WRITTEN PROBLEM — Take the lines of the data below from the very first through the line containing "GREY = '#555555'" and output them exactly, pictures excluded.

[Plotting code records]
━━━━━━━━━━━━━━━━━━━━━━━━━━━━━━

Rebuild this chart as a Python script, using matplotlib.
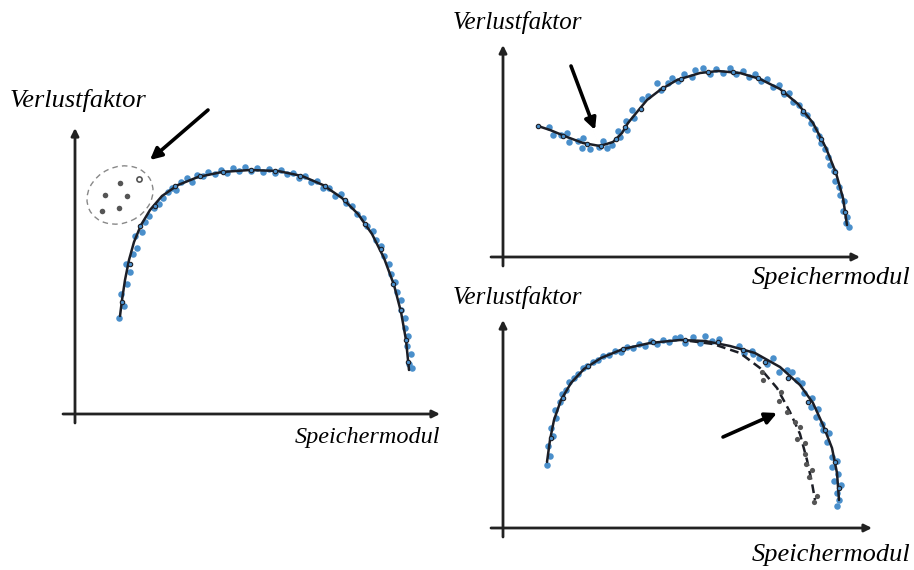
import numpy as np
import matplotlib.pyplot as plt
from matplotlib.patches import Ellipse

plt.rcParams['font.family'] = ['Liberation Serif', 'DejaVu Serif']

BLUE = '#4a8fcb'
DARK = '#1c1e26'
GREY = '#555555'

# --- Bild 1: Ausreisser (links) ---
p1_curve_x = [45, 47, 50, 54, 59, 66, 75, 87, 103, 123, 147, 175, 203, 227, 248, 267, 283, 297, 309, 319, 326, 331, 334]
p1_curve_y = [98, 114, 134, 154, 172, 189, 204, 218, 229, 237, 242, 244, 243, 238, 229, 216, 200, 180, 156, 129, 102, 74, 44]
p1_blue_x = [44, 49, 46, 52, 55, 51, 58, 62, 60, 67, 70, 74, 79, 84, 88, 93, 97, 101, 106, 112, 117, 122, 128, 133,
             140, 146, 152, 158, 164, 170, 176, 182, 188, 194, 200, 206, 212, 218, 224, 230, 236, 242, 248, 254,
             260, 266, 271, 277, 282, 288, 292, 298, 301, 306, 309, 314, 316, 320, 322, 326, 326, 330, 330, 333,
             332, 336, 334, 337]
p1_blue_y = [96, 108, 120, 130, 142, 150, 160, 166, 178, 182, 192, 198, 206, 210, 216, 222, 226, 224, 232, 236, 232,
             239, 238, 242, 240, 244, 241, 246, 243, 247, 243, 246, 242, 245, 241, 244, 240, 241, 236, 238, 232,
             233, 226, 226, 218, 220, 211, 208, 200, 196, 188, 183, 174, 168, 158, 150, 140, 132, 122, 114, 104,
             96, 86, 78, 68, 60, 50, 46]
p1_dark_x = [47, 55, 65, 80, 100, 125, 148, 176, 200, 225, 250, 270, 290, 306, 318, 326, 331, 333]
p1_dark_y = [112, 150, 188, 208, 228, 238, 242, 244, 243, 238, 228, 214, 190, 165, 130, 104, 74, 52]
p1_out_x = [45, 30, 52, 27, 44]
p1_out_y = [231, 219, 218, 203, 206]
p1_out_open = (64, 235)

# --- Bild 2: lokales Minimum (oben rechts) ---
p2_curve_x = [35, 47, 64, 80, 97, 110, 119, 125, 134, 144, 157, 174, 197, 215, 237, 257, 277, 295, 310, 323, 333, 340, 344]
p2_curve_y = [131, 127, 120, 114, 111, 115, 124, 134, 145, 157, 167, 177, 184, 186, 184, 178, 168, 153, 134, 109, 84, 59, 32]
p2_blue_x = [46, 50, 58, 64, 66, 75, 80, 79, 87, 96, 100, 104, 109, 115, 117, 124, 123, 129, 131, 139, 145, 154,
             158, 165, 169, 175, 181, 189, 192, 200, 207, 213, 220, 227, 233, 240, 246, 252, 258, 264, 270, 276,
             281, 286, 290, 296, 300, 304, 308, 312, 316, 318, 322, 325, 327, 331, 332, 336, 337, 341, 340, 344,
             343, 346]
p2_blue_y = [130, 122, 122, 124, 115, 116, 119, 109, 108, 110, 116, 109, 112, 126, 120, 127, 136, 147, 139, 158,
             161, 174, 167, 174, 179, 176, 183, 180, 187, 189, 183, 188, 184, 189, 183, 186, 180, 183, 176, 178,
             170, 172, 163, 164, 155, 152, 144, 142, 134, 128, 121, 114, 108, 100, 92, 86, 76, 70, 62, 56, 46, 40,
             34, 30]
p2_dark_x = [35, 60, 84, 98, 113, 122, 138, 160, 178, 205, 230, 255, 280, 300, 318, 332, 342]
p2_dark_y = [131, 121, 113, 111, 118, 130, 148, 169, 178, 185, 185, 179, 165, 146, 118, 85, 45]

# --- Bild 3: verschobene Kurve (unten rechts) ---
p3_curve_x = [44, 47, 51, 58, 68, 81, 98, 120, 147, 177, 202, 227, 252, 277, 297, 310, 320, 329, 334, 336]
p3_curve_y = [66, 88, 108, 128, 145, 159, 170, 179, 185, 188, 187, 182, 175, 161, 143, 125, 103, 80, 55, 28]
p3_shift_x = [187, 210, 237, 257, 274, 287, 297, 304, 309, 312]
p3_shift_y = [187, 184, 175, 160, 140, 116, 94, 68, 45, 28]
p3_blue_x = [44, 47, 45, 50, 48, 53, 52, 57, 59, 63, 66, 71, 75, 80, 84, 90, 95, 100, 106, 112, 118, 124, 130, 136,
             142, 148, 154, 160, 166, 172, 177, 182, 190, 197, 202, 209, 216, 236, 241, 249, 250, 256, 264, 270,
             276, 284, 289, 294, 299, 301, 309, 308, 315, 313, 319, 320, 324, 326, 329, 334, 329, 335, 331, 338,
             334, 336, 334]
p3_blue_y = [63, 72, 82, 92, 100, 110, 118, 126, 134, 138, 146, 150, 154, 160, 162, 166, 168, 172, 173, 177, 176,
             181, 180, 184, 182, 187, 184, 188, 186, 190, 191, 185, 191, 185, 192, 187, 189, 182, 175, 177, 174,
             170, 164, 170, 156, 158, 156, 148, 145, 135, 130, 121, 119, 111, 104, 98, 86, 95, 71, 67, 61, 54, 47,
             43, 35, 28, 22]
p3_dark_x = [48, 60, 85, 120, 150, 182, 215, 240, 262, 285, 305, 322, 332, 336]
p3_dark_y = [90, 130, 162, 179, 186, 188, 186, 178, 166, 150, 126, 98, 66, 40]
p3_shdot_x = [259, 260, 278, 276, 284, 292, 297, 294, 302, 302, 303, 309, 306, 314, 311]
p3_shdot_y = [156, 148, 136, 127, 116, 106, 101, 89, 85, 74, 64, 58, 51, 32, 26]

W, H = 914, 570
fig = plt.figure(figsize=(W / 100, H / 100), dpi=100)


def panel(left, bottom, xmax, ymax, ylab_xy, xlab_xy, ysize, xsize):
    ax = fig.add_axes([left / W, bottom / H, xmax / W, ymax / H])
    ax.set_xlim(0, xmax)
    ax.set_ylim(0, ymax)
    ax.axis('off')
    arrow = dict(arrowstyle='-|>', lw=2.0, color='#222222', mutation_scale=11, shrinkA=0, shrinkB=0)
    ax.annotate('', xy=(xmax, 0), xytext=(-12, 0), arrowprops=arrow, annotation_clip=False)
    ax.annotate('', xy=(0, ymax), xytext=(0, -9), arrowprops=arrow, annotation_clip=False)
    ax.text(*ylab_xy, 'Verlustfaktor', style='italic', fontsize=ysize, ha='left', va='center', clip_on=False)
    ax.text(*xlab_xy, 'Speichermodul', style='italic', fontsize=xsize, ha='right', va='center', clip_on=False)
    return ax


def pointer(ax, start, end):
    ax.annotate('', xy=end, xytext=start, annotation_clip=False,
                arrowprops=dict(arrowstyle='-|>', lw=2.6, color='black', mutation_scale=17,
                                shrinkA=0, shrinkB=0))


def draw_fit(ax, cx, cy, bx, by, dx, dy):
    ax.scatter(bx, by, s=22, color=BLUE, lw=0, zorder=2, clip_on=False)
    ax.plot(cx, cy, color=DARK, lw=1.8, zorder=3, solid_capstyle='round', clip_on=False)
    ax.scatter(dx, dy, s=10, facecolor=BLUE, edgecolor=DARK, lw=0.8, zorder=4, clip_on=False)


# Bild 1
ax1 = panel(75, 156, 365, 286, (-65, 314), (365, -23), 19, 17.5)
draw_fit(ax1, p1_curve_x, p1_curve_y, p1_blue_x, p1_blue_y, p1_dark_x, p1_dark_y)
ax1.scatter(p1_out_x, p1_out_y, s=16, color=GREY, lw=0, zorder=4)
ax1.scatter(*p1_out_open, s=14, facecolor='white', edgecolor=GREY, lw=1.2, zorder=4)
ax1.add_patch(Ellipse((45, 219), 68, 56, angle=25, fill=False, ls=(0, (4, 3)), lw=1.0, ec='#888888'))
pointer(ax1, (133, 304), (75, 254))

# Bild 2
ax2 = panel(503, 313, 357, 212, (-50, 235), (407, -21), 18, 19)
draw_fit(ax2, p2_curve_x, p2_curve_y, p2_blue_x, p2_blue_y, p2_dark_x, p2_dark_y)
pointer(ax2, (68, 191), (92, 127))

# Bild 3
ax3 = panel(503, 42, 369, 208, (-50, 230), (407, -27), 18, 19)
draw_fit(ax3, p3_curve_x, p3_curve_y, p3_blue_x, p3_blue_y, p3_dark_x, p3_dark_y)
ax3.plot(p3_shift_x, p3_shift_y, color=DARK, lw=1.8, ls=(0, (3.5, 2)), zorder=3)
ax3.scatter(p3_shdot_x, p3_shdot_y, s=14, color=GREY, lw=0, zorder=4)
pointer(ax3, (220, 91), (274, 115))

fig.savefig('out.png', dpi=100, facecolor='white')
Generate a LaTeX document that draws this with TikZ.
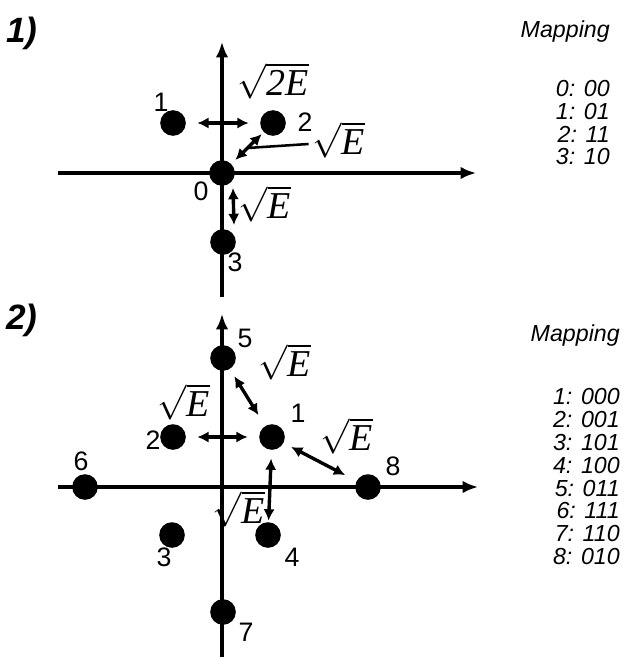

━━━━━━━━━━━━━━━━━━━━━━━━━━━━━━

TASK RESPONSE —
Rebuild this chart as a Python script, using matplotlib.
import numpy as np
import matplotlib.pyplot as plt
from matplotlib.patches import Ellipse

plt.rcParams['font.family'] = ['Liberation Serif', 'DejaVu Serif']

BLUE = '#4a8fcb'
DARK = '#1c1e26'
GREY = '#555555'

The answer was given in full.